The COVID-19 lockdown has devastated the economy of Washington state and imposed enormous pain on working families. One million people, in a state of 7.6 million, have filed for unemployment benefits. Revenue from future sales and business taxes, the largest sources of money for the state, is expected to drop precipitously.
Legislative leaders are discussing a special session to make needed cuts in the planned rate of spending to balance the state budget. Some entrenched interests, however, want special protection from COVID-related budget changes.
In Tuesday’s interview with Austin Jenkins on TVW’s Inside Olympia show, Senator Christine Rolfes (D-Bainbridge), Chair of Senate Ways and Means Committee, said she expects one to 1.5 billion dollars of cuts in future spending will be needed. Then she indicated that some parts of the budget would be off limits for review. Favored groups that benefit from this public spending, like the powerful WEA union, no doubt would like to “shelter in place” when it comes to budget pain.

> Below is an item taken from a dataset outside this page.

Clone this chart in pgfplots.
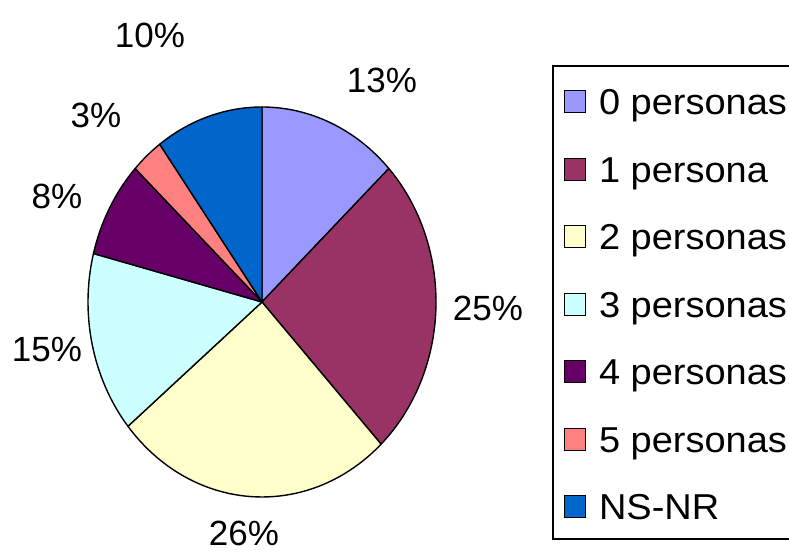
\documentclass[border=0pt]{standalone}
\usepackage{pgfplots}
\pgfplotsset{compat=1.18}
\usepackage{fontspec}
\setmainfont{Liberation Sans}
\newfontfamily\legfont[FakeStretch=1.055]{Liberation Sans}
\definecolor{c0}{HTML}{9999FF}
\definecolor{c1}{HTML}{993366}
\definecolor{c2}{HTML}{FFFFCC}
\definecolor{c3}{HTML}{CCFFFF}
\definecolor{c4}{HTML}{660066}
\definecolor{c5}{HTML}{FF8080}
\definecolor{c6}{HTML}{0066CC}
% slice: start angle (deg, clockwise from 12 o'clock = 90), percentage, colour
\newcommand{\pieslice}[3]{%
  \draw[fill=#3, draw=black, line width=1.4pt, line join=round]
    (axis cs:262,252) -- (axis cs:{262+174*cos(#1)},{252+195*sin(#1)})
    arc[start angle=#1, delta angle={-3.6*#2}, x radius=174, y radius=195] -- cycle;}
\begin{document}
\begin{tikzpicture}
\begin{axis}[
  scale only axis, width=789pt, height=554pt,
  xmin=0, xmax=789, ymin=0, ymax=554,
  hide axis, clip=false,
  legend style={at={(axis cs:552,489)}, anchor=north west, draw=black, fill=white,
    line width=1.6pt, inner xsep=11pt, inner ysep=10pt, row sep=19.5pt, column sep=13pt,
    font=\legfont\fontsize{36}{40}\selectfont,
    nodes={inner sep=0pt, text height=39pt, text depth=9pt},
    cells={anchor=base west}},
  legend image code/.code={\draw[#1, draw=black, line width=1.2pt] (0pt,2pt) rectangle (21pt,24pt);},
]
% percentages (clockwise from top): 13, 25, 26, 15, 8, 3, 10
\pieslice{90}{13}{c0}
\pieslice{43.2}{25}{c1}
\pieslice{-46.8}{26}{c2}
\pieslice{-140.4}{15}{c3}
\pieslice{-194.4}{8}{c4}
\pieslice{-223.2}{3}{c5}
\pieslice{-234}{10}{c6}
\addlegendimage{fill=c0}\addlegendentry{0 personas}
\addlegendimage{fill=c1}\addlegendentry{1 persona}
\addlegendimage{fill=c2}\addlegendentry{2 personas}
\addlegendimage{fill=c3}\addlegendentry{3 personas}
\addlegendimage{fill=c4}\addlegendentry{4 personas}
\addlegendimage{fill=c5}\addlegendentry{5 personas}
\addlegendimage{fill=c6}\addlegendentry{NS-NR}
\begin{scope}[every node/.style={font=\fontsize{35}{40}\selectfont, inner sep=0pt}]
\node at (axis cs:382,474) {13\%};
\node at (axis cs:488,246) {25\%};
\node at (axis cs:244,21) {26\%};
\node at (axis cs:47,204) {15\%};
\node at (axis cs:57,358) {8\%};
\node at (axis cs:96,439) {3\%};
\node at (axis cs:150,519) {10\%};
\end{scope}
\end{axis}
\pgfresetboundingbox
\path[use as bounding box] (0,0) rectangle (789pt,554pt);
\end{tikzpicture}
\end{document}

She indicated (at 14:46): “Let’s for the sake of argument, let’s say it is a $50 billion two-year budget, a little bit more than half of the budget is for the K-12 schools, for the school system, so that constitutionally cannot be cut.”
That is not exactly true. The courts have ruled that state lawmakers define the program of public education and fund it, so constitutionally the legislature can adjust the education system and spending levels whenever needed.
And public schools are getting more-than-ample funding. School spending has more than doubled in 10 years – rising from $13.5 billion in 2011-13 to $27.3 billion today. Average teacher pay is now $84,400 a year, plus Cadillac health and retirement benefits. (Average worker pay in the private sector is around $60,000, that is for those who have jobs.) In just the last three years, average teacher pay has seen a windfall, increasing by 18 percent.
The governor and state lawmakers realize that everyone has to help balance the budget. They are considering cancelling the three percent pay raise state employees are due to get in July, and possibly cancelling the last raise too.
In the same way, it would not be unreasonable for lawmakers to trim teacher pay by three percent. For the average teacher, that would leave a yearly salary of $81,000, plus health and retirement benefits.
These are tough times for working families. The pay of many Washingtonians has been cut 100%, to zero. Businesses have gone bankrupt, and others are struggling to survive. For the WEA union to avoid participating in cuts is a slap at unemployed people and the hardworking taxpayers of our Washington state.
We are all in this together. When it comes to solving the state’s budget problems everything should be on the table. The education budget should be considered along with all other spending, because there is no reason the WEA union should get special treatment.